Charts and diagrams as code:
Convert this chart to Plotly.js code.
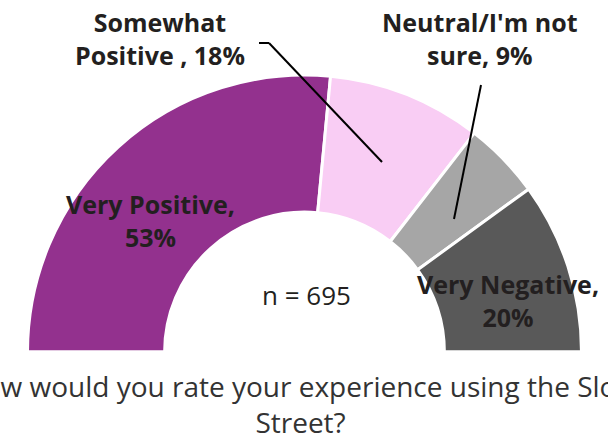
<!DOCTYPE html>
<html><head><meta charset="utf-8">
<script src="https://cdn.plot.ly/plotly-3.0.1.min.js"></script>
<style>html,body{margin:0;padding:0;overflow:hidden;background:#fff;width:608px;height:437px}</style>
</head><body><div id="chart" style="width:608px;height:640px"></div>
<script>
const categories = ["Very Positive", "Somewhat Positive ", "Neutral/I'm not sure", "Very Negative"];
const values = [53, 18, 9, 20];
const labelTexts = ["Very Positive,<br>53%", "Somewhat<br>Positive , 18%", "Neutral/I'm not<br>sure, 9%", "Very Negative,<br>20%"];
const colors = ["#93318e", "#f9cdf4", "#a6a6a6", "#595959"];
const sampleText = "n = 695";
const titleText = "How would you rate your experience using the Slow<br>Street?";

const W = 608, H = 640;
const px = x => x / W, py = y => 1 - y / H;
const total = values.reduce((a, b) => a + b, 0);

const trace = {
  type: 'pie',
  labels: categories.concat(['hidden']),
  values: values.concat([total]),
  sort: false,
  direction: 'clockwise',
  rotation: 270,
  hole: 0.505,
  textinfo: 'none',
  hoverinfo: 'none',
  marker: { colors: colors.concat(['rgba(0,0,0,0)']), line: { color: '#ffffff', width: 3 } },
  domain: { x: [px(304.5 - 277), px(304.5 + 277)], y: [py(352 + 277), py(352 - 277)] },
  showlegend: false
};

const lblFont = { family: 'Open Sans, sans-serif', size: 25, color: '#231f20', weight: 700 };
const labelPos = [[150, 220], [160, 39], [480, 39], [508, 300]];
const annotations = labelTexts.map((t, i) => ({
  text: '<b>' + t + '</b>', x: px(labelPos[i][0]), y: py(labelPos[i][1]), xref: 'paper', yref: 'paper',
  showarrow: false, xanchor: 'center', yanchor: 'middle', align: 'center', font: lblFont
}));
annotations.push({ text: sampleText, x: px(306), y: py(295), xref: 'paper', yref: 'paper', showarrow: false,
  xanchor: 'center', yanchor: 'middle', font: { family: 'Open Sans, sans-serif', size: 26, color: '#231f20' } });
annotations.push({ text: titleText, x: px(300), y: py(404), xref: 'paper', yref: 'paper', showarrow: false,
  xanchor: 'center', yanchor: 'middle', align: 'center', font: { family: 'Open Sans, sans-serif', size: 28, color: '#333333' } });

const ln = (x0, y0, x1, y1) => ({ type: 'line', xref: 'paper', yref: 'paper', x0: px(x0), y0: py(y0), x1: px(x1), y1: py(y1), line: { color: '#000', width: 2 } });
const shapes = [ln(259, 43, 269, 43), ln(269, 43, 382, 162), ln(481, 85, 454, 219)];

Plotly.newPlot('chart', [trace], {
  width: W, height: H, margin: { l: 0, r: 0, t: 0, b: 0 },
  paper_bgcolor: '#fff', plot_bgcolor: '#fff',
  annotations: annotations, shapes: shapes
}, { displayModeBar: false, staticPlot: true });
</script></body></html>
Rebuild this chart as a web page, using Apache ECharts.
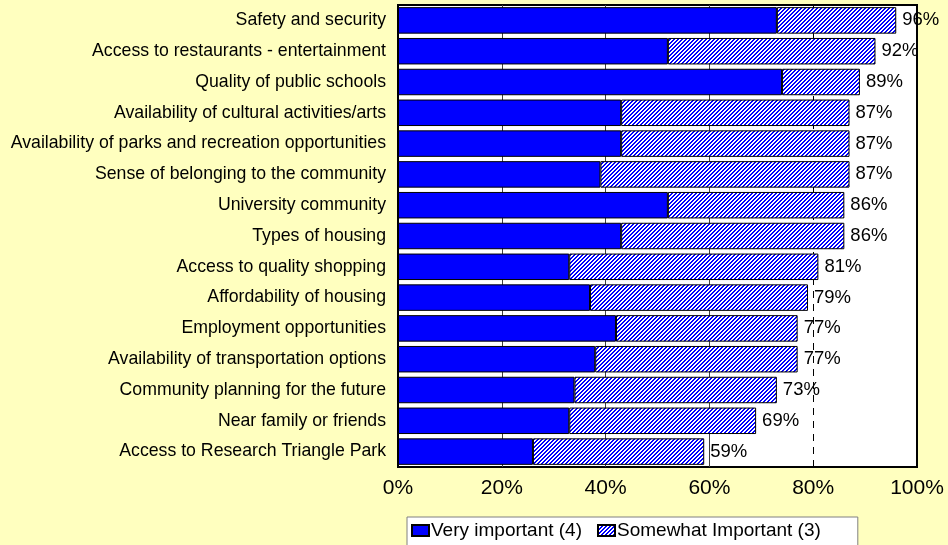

--

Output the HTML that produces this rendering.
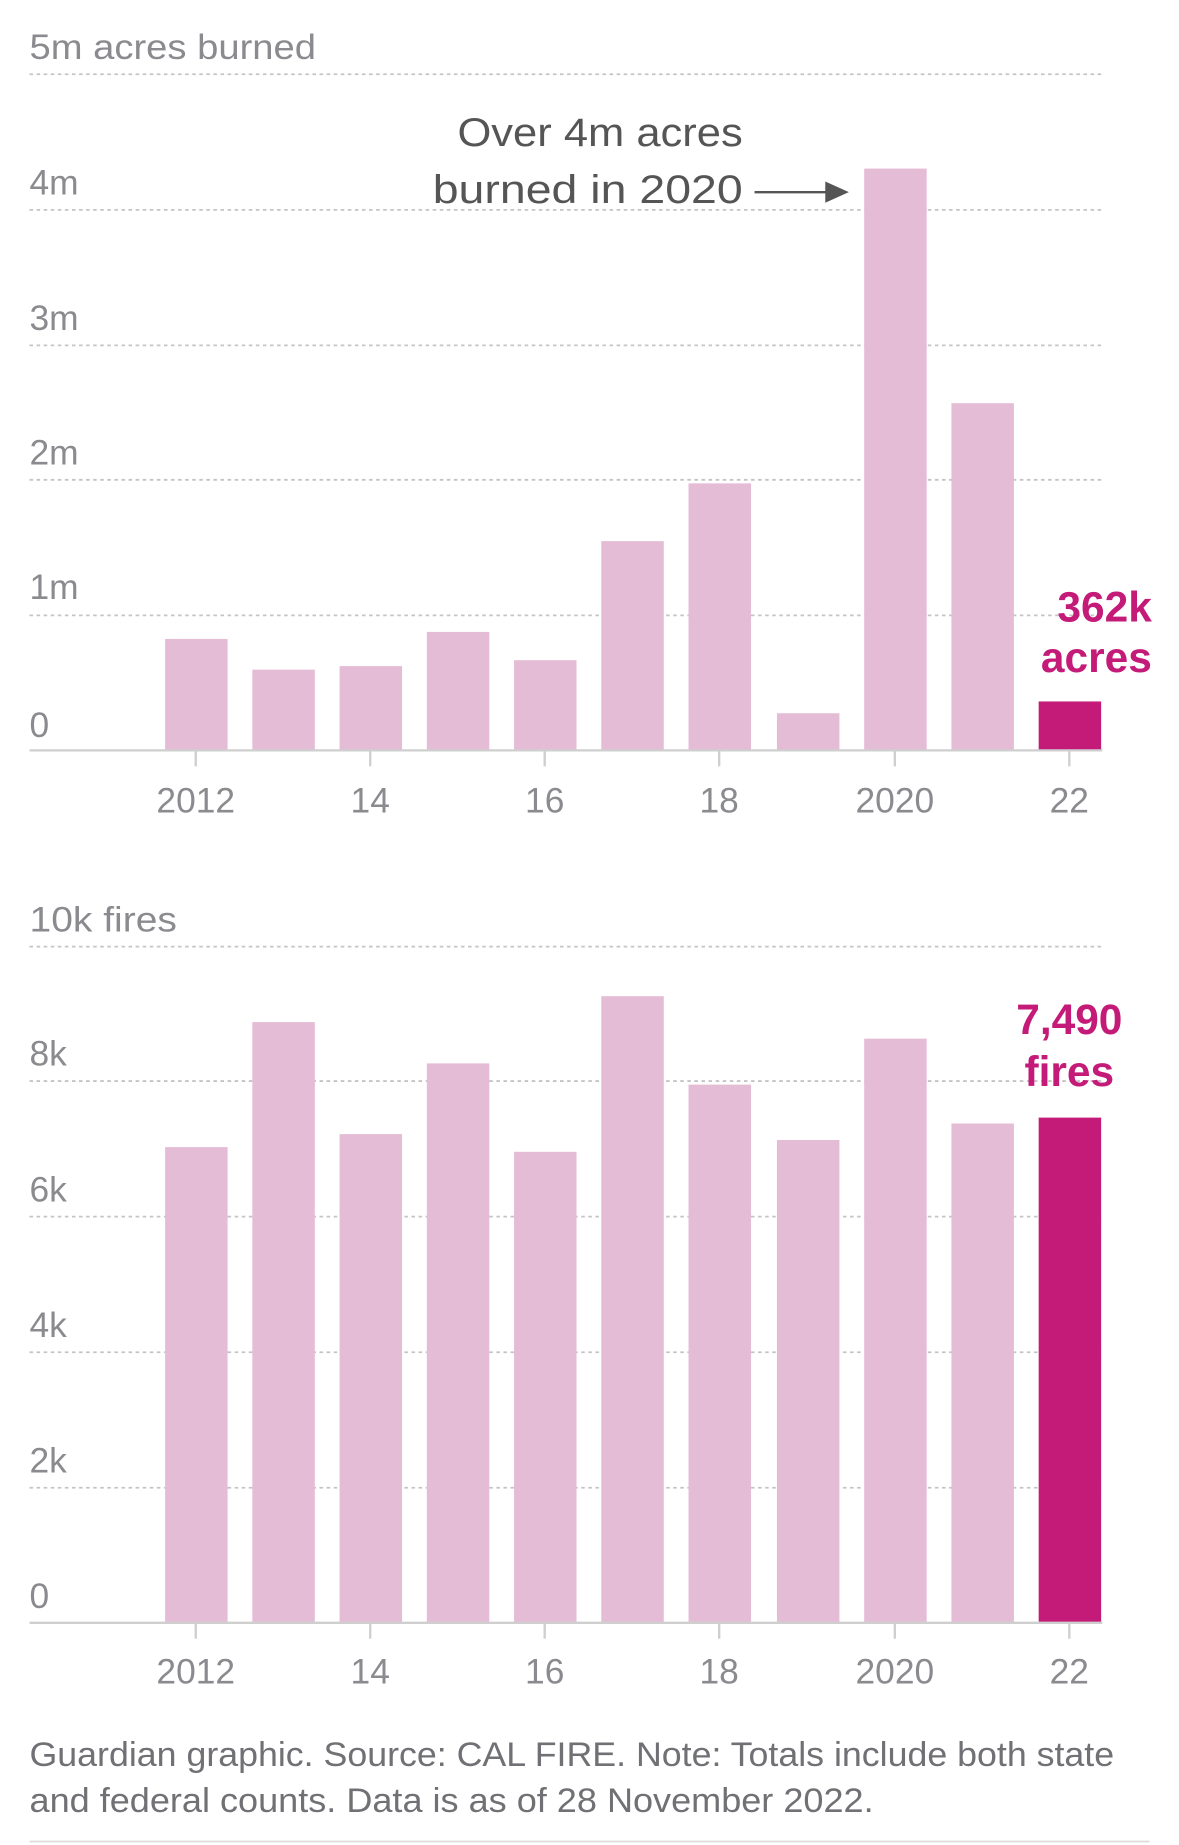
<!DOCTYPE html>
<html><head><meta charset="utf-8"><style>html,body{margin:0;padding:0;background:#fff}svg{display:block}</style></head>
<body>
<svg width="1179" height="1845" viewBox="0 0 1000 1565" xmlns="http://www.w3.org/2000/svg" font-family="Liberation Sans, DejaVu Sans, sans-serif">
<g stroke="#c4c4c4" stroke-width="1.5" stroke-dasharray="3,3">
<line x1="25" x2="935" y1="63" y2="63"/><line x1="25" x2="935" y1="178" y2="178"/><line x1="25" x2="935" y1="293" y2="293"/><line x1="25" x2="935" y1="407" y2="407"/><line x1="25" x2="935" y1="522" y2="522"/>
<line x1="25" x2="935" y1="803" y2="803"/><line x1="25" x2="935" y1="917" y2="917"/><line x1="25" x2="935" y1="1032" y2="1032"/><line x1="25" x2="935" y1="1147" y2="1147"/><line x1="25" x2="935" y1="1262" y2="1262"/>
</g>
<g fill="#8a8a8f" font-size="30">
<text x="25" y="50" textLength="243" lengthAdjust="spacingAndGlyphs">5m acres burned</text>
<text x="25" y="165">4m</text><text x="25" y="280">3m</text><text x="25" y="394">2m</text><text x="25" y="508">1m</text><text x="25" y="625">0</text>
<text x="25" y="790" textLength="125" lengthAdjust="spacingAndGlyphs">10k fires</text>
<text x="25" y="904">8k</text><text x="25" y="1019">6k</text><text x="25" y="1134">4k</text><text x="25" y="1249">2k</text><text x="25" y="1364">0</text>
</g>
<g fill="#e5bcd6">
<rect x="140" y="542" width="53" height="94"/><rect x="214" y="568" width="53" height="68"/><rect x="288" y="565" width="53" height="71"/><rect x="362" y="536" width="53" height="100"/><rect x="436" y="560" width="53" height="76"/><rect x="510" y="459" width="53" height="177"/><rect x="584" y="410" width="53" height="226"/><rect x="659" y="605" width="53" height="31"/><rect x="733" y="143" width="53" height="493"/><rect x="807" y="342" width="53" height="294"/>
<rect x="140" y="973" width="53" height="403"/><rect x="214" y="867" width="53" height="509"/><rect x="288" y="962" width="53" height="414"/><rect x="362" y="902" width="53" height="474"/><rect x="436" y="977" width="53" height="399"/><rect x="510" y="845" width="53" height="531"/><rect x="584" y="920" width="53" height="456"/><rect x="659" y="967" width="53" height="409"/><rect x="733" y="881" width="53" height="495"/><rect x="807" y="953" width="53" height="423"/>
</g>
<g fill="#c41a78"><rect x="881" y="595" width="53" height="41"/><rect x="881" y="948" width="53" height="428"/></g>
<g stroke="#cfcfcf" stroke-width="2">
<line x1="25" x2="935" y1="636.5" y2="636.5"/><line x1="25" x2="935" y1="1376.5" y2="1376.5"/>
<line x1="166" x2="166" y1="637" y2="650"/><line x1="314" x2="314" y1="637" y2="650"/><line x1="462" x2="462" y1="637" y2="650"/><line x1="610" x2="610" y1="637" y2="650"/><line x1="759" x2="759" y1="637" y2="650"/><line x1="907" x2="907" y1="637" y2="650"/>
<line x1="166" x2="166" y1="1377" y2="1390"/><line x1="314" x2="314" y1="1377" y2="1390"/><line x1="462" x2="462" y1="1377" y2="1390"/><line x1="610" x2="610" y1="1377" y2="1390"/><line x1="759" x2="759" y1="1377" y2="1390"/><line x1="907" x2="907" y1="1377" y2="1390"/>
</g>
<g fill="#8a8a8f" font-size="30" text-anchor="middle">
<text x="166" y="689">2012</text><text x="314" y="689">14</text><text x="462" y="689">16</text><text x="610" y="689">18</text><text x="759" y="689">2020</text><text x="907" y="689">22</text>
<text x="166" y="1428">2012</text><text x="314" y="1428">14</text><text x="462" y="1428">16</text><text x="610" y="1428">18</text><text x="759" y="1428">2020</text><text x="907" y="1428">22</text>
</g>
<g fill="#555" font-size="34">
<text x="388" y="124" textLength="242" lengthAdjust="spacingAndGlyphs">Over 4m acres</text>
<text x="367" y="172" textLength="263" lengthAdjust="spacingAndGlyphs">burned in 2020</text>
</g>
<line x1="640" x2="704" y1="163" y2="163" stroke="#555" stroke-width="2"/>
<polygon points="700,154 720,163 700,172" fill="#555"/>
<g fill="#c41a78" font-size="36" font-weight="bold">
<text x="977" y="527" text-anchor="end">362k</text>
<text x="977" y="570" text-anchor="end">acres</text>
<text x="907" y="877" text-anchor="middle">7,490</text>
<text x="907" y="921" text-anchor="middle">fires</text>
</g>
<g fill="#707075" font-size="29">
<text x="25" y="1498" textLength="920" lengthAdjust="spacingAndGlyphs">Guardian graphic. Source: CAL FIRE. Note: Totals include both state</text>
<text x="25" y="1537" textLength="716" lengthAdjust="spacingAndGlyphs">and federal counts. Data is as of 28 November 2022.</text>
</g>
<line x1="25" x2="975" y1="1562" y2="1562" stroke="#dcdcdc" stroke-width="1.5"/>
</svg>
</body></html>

_Requirements:_
Skip all pictures. Output only the lines from the one containing "Convert this chart to Plotly.js code." to the one containing "const total = values.reduce((a, b)", both lines included.

_Solution for this problem:_
Convert this chart to Plotly.js code.
<!DOCTYPE html>
<html><head><meta charset="utf-8">
<script src="https://cdn.plot.ly/plotly-3.0.1.min.js"></script>
<style>html,body{margin:0;padding:0;overflow:hidden;background:#fff;width:608px;height:437px}</style>
</head><body><div id="chart" style="width:608px;height:640px"></div>
<script>
const categories = ["Very Positive", "Somewhat Positive ", "Neutral/I'm not sure", "Very Negative"];
const values = [53, 18, 9, 20];
const labelTexts = ["Very Positive,<br>53%", "Somewhat<br>Positive , 18%", "Neutral/I'm not<br>sure, 9%", "Very Negative,<br>20%"];
const colors = ["#93318e", "#f9cdf4", "#a6a6a6", "#595959"];
const sampleText = "n = 695";
const titleText = "How would you rate your experience using the Slow<br>Street?";

const W = 608, H = 640;
const px = x => x / W, py = y => 1 - y / H;
const total = values.reduce((a, b) => a + b, 0);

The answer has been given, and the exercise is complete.